I’m so fascinated by the premise of Breaking Bad and the process of making meth. I did not enjoy chemistry in high school and was frustrated by the math involved. I didn’t understand chapter 2 on mole/mole and mole/mass ratios and thought that would be ok. Little did I know those concepts formed the foundation for the rest of the class. Oops. I also told my chemistry teacher that I did not believe in atoms. I do, truly, but I still marvel how scientists could predict their existence and calculate them hundreds of years before they had the technology to see them. Chemistry might as well be magic as far as I’m concerned. My brain doesn’t work that way.

But I’m fascinated by Breaking Bad. While the chemistry Walter White teaches to his high school classes is boring and inaccessible, watching him make incredibly pure meth because he understands and can wield the chemistry behind it is sexy. He is sexy. His brain is sexy.

When I trained to teach high school English, I focused on trying to make literature and its lessons and meanings as relevant as possible for my students. I made note of Shakespeare film adaptations like Lurhmann’s Romeo and Juliet, O, and 10 Things I Hate About You and Jane Austen adaptations like Bridget Jones’ Diary and Clueless (dating myself here). I used a clip from Legends of the Fall to bring alive the horrors of WW1 and trench warfare depicted in All Quiet on the Western Front. I played “Imagine” during my unit on existentialism. And honestly, maybe that’s just how my brain works. Always trying to make connections. A wealth of useless knowledge you know.

Science struggles with the same issues of relevancy. So does manufacturing. At work we constantly try to find ways to illustrate the importance of manufacturing and its coolness through plant tours, blog posts and pictures. I’ve even created a Pinterest board. I wish that that high school students could watch Breaking Bad in their chemistry classes. Obviously making an illegal drug is not the message to impart to them, but watching the seductive, beautiful process of taking raw ingredients and making them into flawless meth could bring home the lesson that science and chemistry are relevant and important. Necessary. Required.

In high school I had friends who turned a princess telephone into a bong. That was an impressive feat of innovation and engineering, and I wished they had applied that same focus and ingenuity to their school work. They are willing to do that work to create a tool for an illegal drug; why can’t they see the connection to what they learn in school?
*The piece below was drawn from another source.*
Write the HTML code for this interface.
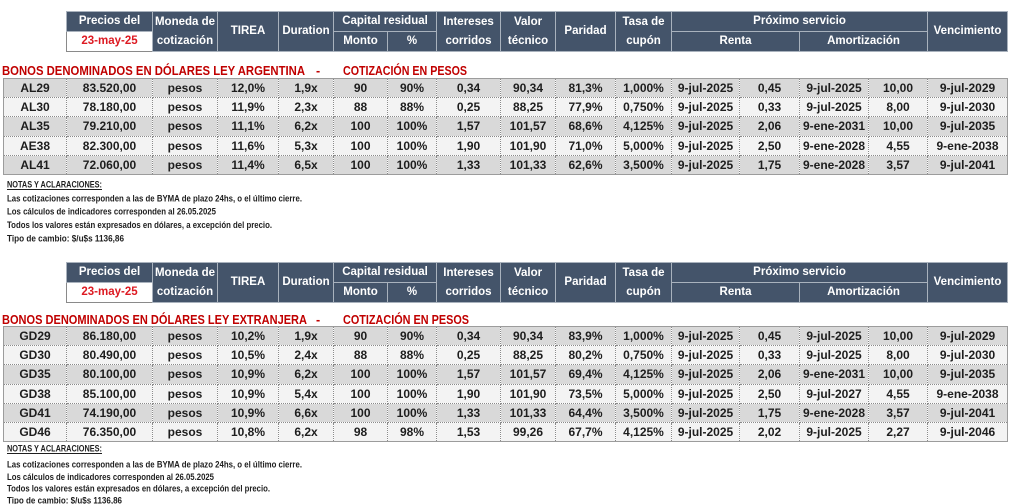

This post is clearly rambling. Breaking Bad is a good show. I’m not cooking , dealing or taking meth. I guess I wish that our educational system was a little more real. We have serious, serious issues in this country, and we’re going to need students to be engaged and connected to what they are learning in order to create the next generation of problem solvers. To understand that science is cool and is not abstract. That manufacturing is amazing and the bedrock of our economy and society. That books aren’t boring and dusty but contain truths as meaningful today as hundreds of years ago.

Have I worried you?

What TV show or movie do you find yourself oddly obsessed with?